I take the fact that you couldn't argue against the validity of any of my points about your credentials and simply resorted to childish name-calling as a compliment.

I almost thought you'd be able to refute my claim that you have no experience dealing with TV contracts or being a TV network programming director, and as such have no justification for speaking credibly about the complications and costs of covering a sporting event and the difficulties of being a program director.

I'll continue to give opinions on what I'm seeing on TV and you continue to play "ESPN PR guy" and explain to us in "facts" what ESPN and the other TV networks were thinking about in their decision making processes regarding their NASCAR programming schedule.

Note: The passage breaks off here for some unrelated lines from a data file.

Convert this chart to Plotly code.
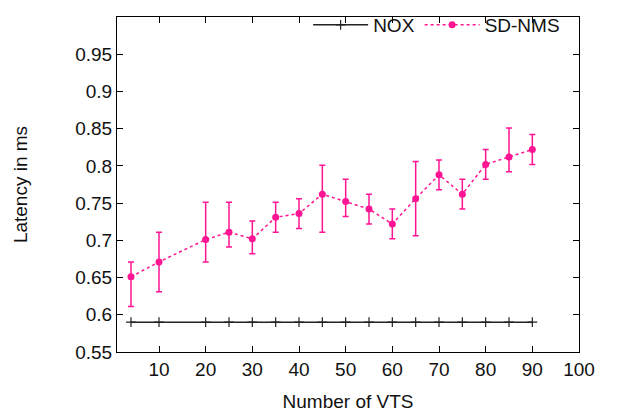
import plotly.graph_objects as go

# Number of VTS
vts = [4, 10, 20, 25, 30, 35, 40, 45, 50, 55, 60, 65, 70, 75, 80, 85, 90]

# NOX latency (ms)
nox = [0.59] * len(vts)

# SD-NMS latency (ms) with low / high error bounds
sdnms = [0.651, 0.671, 0.701, 0.711, 0.702, 0.731, 0.736, 0.762, 0.752,
         0.742, 0.722, 0.756, 0.788, 0.762, 0.802, 0.812, 0.822]
sdnms_lo = [0.611, 0.631, 0.671, 0.691, 0.682, 0.711, 0.716, 0.711, 0.732,
            0.722, 0.702, 0.706, 0.768, 0.742, 0.782, 0.792, 0.802]
sdnms_hi = [0.671, 0.711, 0.751, 0.751, 0.726, 0.751, 0.756, 0.801, 0.782,
            0.762, 0.742, 0.806, 0.808, 0.782, 0.822, 0.851, 0.842]

x_ticks = [10, 20, 30, 40, 50, 60, 70, 80, 90, 100]
y_ticks = [0.55, 0.6, 0.65, 0.7, 0.75, 0.8, 0.85, 0.9, 0.95, 1]

pink = "#ff1493"
fsize = 19

fig = go.Figure()
fig.add_trace(go.Scatter(
    x=vts, y=nox, name="NOX", mode="lines+markers",
    line=dict(color="#222222", width=1.5),
    marker=dict(symbol="cross-thin", size=7, line=dict(color="#222222", width=1.2)),
))
fig.add_trace(go.Scatter(
    x=vts, y=sdnms, name="SD-NMS", mode="lines+markers",
    line=dict(color=pink, width=1.5, dash="dot"),
    marker=dict(symbol="circle", size=7, color=pink),
    error_y=dict(
        type="data", symmetric=False,
        array=[h - v for h, v in zip(sdnms_hi, sdnms)],
        arrayminus=[v - l for l, v in zip(sdnms_lo, sdnms)],
        color=pink, thickness=1.5, width=3,
    ),
))

axis_common = dict(
    showline=True, linecolor="black", linewidth=1, mirror="ticks",
    ticks="inside", ticklen=6, tickcolor="black", tickwidth=1,
    showgrid=False, zeroline=False,
    tickfont=dict(size=fsize, color="#111"),
)
fig.update_xaxes(
    range=[1, 100], tickvals=x_ticks,
    title=dict(text="Number of VTS", font=dict(size=fsize, color="#111"), standoff=15),
    **axis_common,
)
fig.update_yaxes(
    range=[0.55, 1], tickvals=y_ticks, ticktext=[f"{v:g}" for v in y_ticks],
    title=dict(text="Latency in ms", font=dict(size=fsize, color="#111"), standoff=42),
    **axis_common,
)
# page body adds an 8px margin, so the figure is 8px smaller and shifted
fig.update_layout(
    width=610, height=409,
    margin=dict(l=109, r=39, t=9, b=65, autoexpand=False),
    paper_bgcolor="white", plot_bgcolor="white",
    font=dict(family="Liberation Sans, Arial, sans-serif", size=fsize, color="#111"),
    legend=dict(
        orientation="h", x=0.97, xanchor="right", y=1.033, yanchor="top",
        bgcolor="rgba(0,0,0,0)", font=dict(size=fsize), itemwidth=55,
    ),
)
fig.write_html("out.html")
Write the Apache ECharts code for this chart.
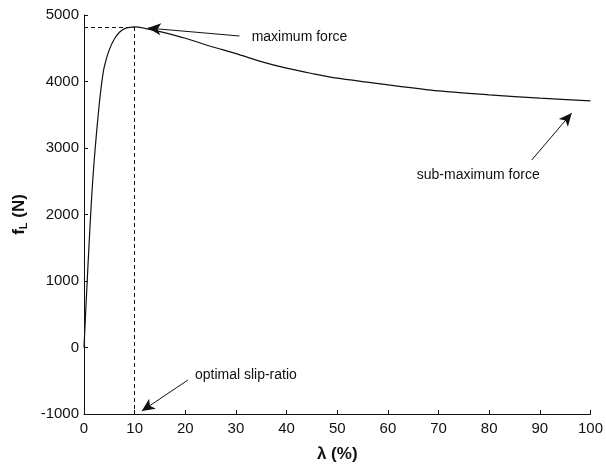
<!DOCTYPE html>
<html>
<head>
    <meta http-equiv="Content-Type" content="text/html; charset=UTF-8">
    <style>
        html, body { margin: 0; padding: 0; background: #fff; }
    </style>
</head>
<body>

    <div id="forceChart" style="width:606px;height:469px"></div>

    <script type="text/javascript" src="https://cdn.jsdelivr.net/npm/echarts@6/dist/echarts.min.js"></script>
    <script type="text/javascript">
        // slip ratio (%) and longitudinal force (N)
        var slipArr = [0, 0.5, 1, 1.5, 2, 2.5, 3, 3.5, 4, 5, 6, 7, 8, 9, 10,
                       12, 15, 20, 25, 30, 35, 40, 45, 50, 60, 70, 80, 90, 100];
        var forceArr = [0, 800, 1550, 2250, 2800, 3250, 3650, 3980, 4220, 4480, 4640, 4740, 4795, 4815, 4820,
                        4800, 4750, 4650, 4530, 4420, 4300, 4200, 4120, 4050, 3950, 3860, 3800, 3750, 3710];
        var xTicks = [0, 10, 20, 30, 40, 50, 60, 70, 80, 90, 100];
        var yTicks = [-1000, 0, 1000, 2000, 3000, 4000, 5000];
        var peakSlip = 10;
        var peakForce = 4820;

        var curveData = [];
        for (var i = 0; i < slipArr.length; i++) {
            curveData.push([slipArr[i], forceArr[i]]);
        }

        var font = '"Liberation Sans", Arial, sans-serif';
        var dashed = {color: '#111', width: 1, type: [4, 3]};
        var solid = {color: '#111', width: 1, type: 'solid'};

        var myChart = echarts.init(document.getElementById('forceChart'));
        var option = {
            animation: false,
            backgroundColor: '#fff',
            grid: {left: 84, right: 14, top: 15, bottom: 55},
            xAxis: {
                type: 'value',
                min: xTicks[0],
                max: xTicks[xTicks.length - 1],
                interval: 10,
                name: 'λ (%)',
                nameLocation: 'middle',
                nameGap: 32,
                nameTextStyle: {fontFamily: font, fontSize: 17, fontWeight: 'bold', color: '#111'},
                axisLine: {onZero: false, lineStyle: {color: '#111', width: 1}},
                axisTick: {inside: true, length: 4, lineStyle: {color: '#111'}},
                axisLabel: {fontFamily: font, fontSize: 15, color: '#111', margin: 7},
                splitLine: {show: false}
            },
            yAxis: {
                type: 'value',
                min: yTicks[0],
                max: yTicks[yTicks.length - 1],
                interval: 1000,
                name: '{b|f}{s|L}{b| (N)}',
                nameLocation: 'middle',
                nameGap: 34,
                nameRotate: 90,
                nameTextStyle: {
                    color: '#111',
                    rich: {
                        b: {fontFamily: font, fontSize: 17, fontWeight: 'bold', color: '#111'},
                        s: {fontFamily: font, fontSize: 11, fontWeight: 'bold', color: '#111', padding: [9, 0, 0, 0]}
                    }
                },
                axisLine: {show: true, onZero: false, lineStyle: {color: '#111', width: 1}},
                axisTick: {show: true, inside: true, length: 4, lineStyle: {color: '#111'}},
                axisLabel: {
                    fontFamily: font, fontSize: 15, color: '#111', margin: 5,
                    formatter: function (v) { return String(v); }
                },
                splitLine: {show: false}
            },
            series: [
                {
                    name: 'fL',
                    type: 'line',
                    data: curveData,
                    showSymbol: false,
                    smooth: 0.3,
                    lineStyle: {color: '#111', width: 1.2},
                    markLine: {
                        silent: true,
                        symbol: ['none', 'arrow'],
                        symbolSize: [9, 13],
                        label: {show: false},
                        lineStyle: solid,
                        data: [
                            [{coord: [0, peakForce], symbol: 'none', lineStyle: dashed},
                             {coord: [peakSlip, peakForce], symbol: 'none'}],
                            [{coord: [peakSlip, peakForce], symbol: 'none', lineStyle: dashed},
                             {coord: [peakSlip, yTicks[0]], symbol: 'none'}],
                            [{coord: [30.7, 4684]}, {coord: [12.6, 4804]}],
                            [{coord: [88.4, 2819]}, {coord: [96.3, 3526]}],
                            [{coord: [20.5, -490]}, {coord: [11.4, -956]}]
                        ]
                    },
                    markPoint: {
                        silent: true,
                        symbolSize: 0,
                        label: {
                            show: true,
                            position: 'right',
                            distance: 0,
                            fontFamily: font,
                            fontSize: 14,
                            color: '#111'
                        },
                        data: [
                            {coord: [33.1, 4670], label: {formatter: 'maximum force'}},
                            {coord: [65.7, 2594], label: {formatter: 'sub-maximum force'}},
                            {coord: [21.9, -414], label: {formatter: 'optimal slip-ratio'}}
                        ]
                    }
                }
            ]
        };
        myChart.setOption(option);
    </script>
</body>
</html>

By the way, you might want to try spending a day with a special-needs child some time. It would be an eye-opening experience that would make you think twice before you ever thought about making light of their situation by making another "short bus" joke. Either you're very naive on that subject or you just shed some light as to what kind of human being you really are by making a classless comment like that.

Erik said...

stricklinfan,
You started this whole mess. I haven't called you or any other indivdual poster out. Its too bad you have the inability to think for yourself.

I have never claimed I worked for ESPN. The comments are my own. I never was stupid enough to think you speak for all die-hard NASCAR fans. Again, your reading comprehension problems are showing through.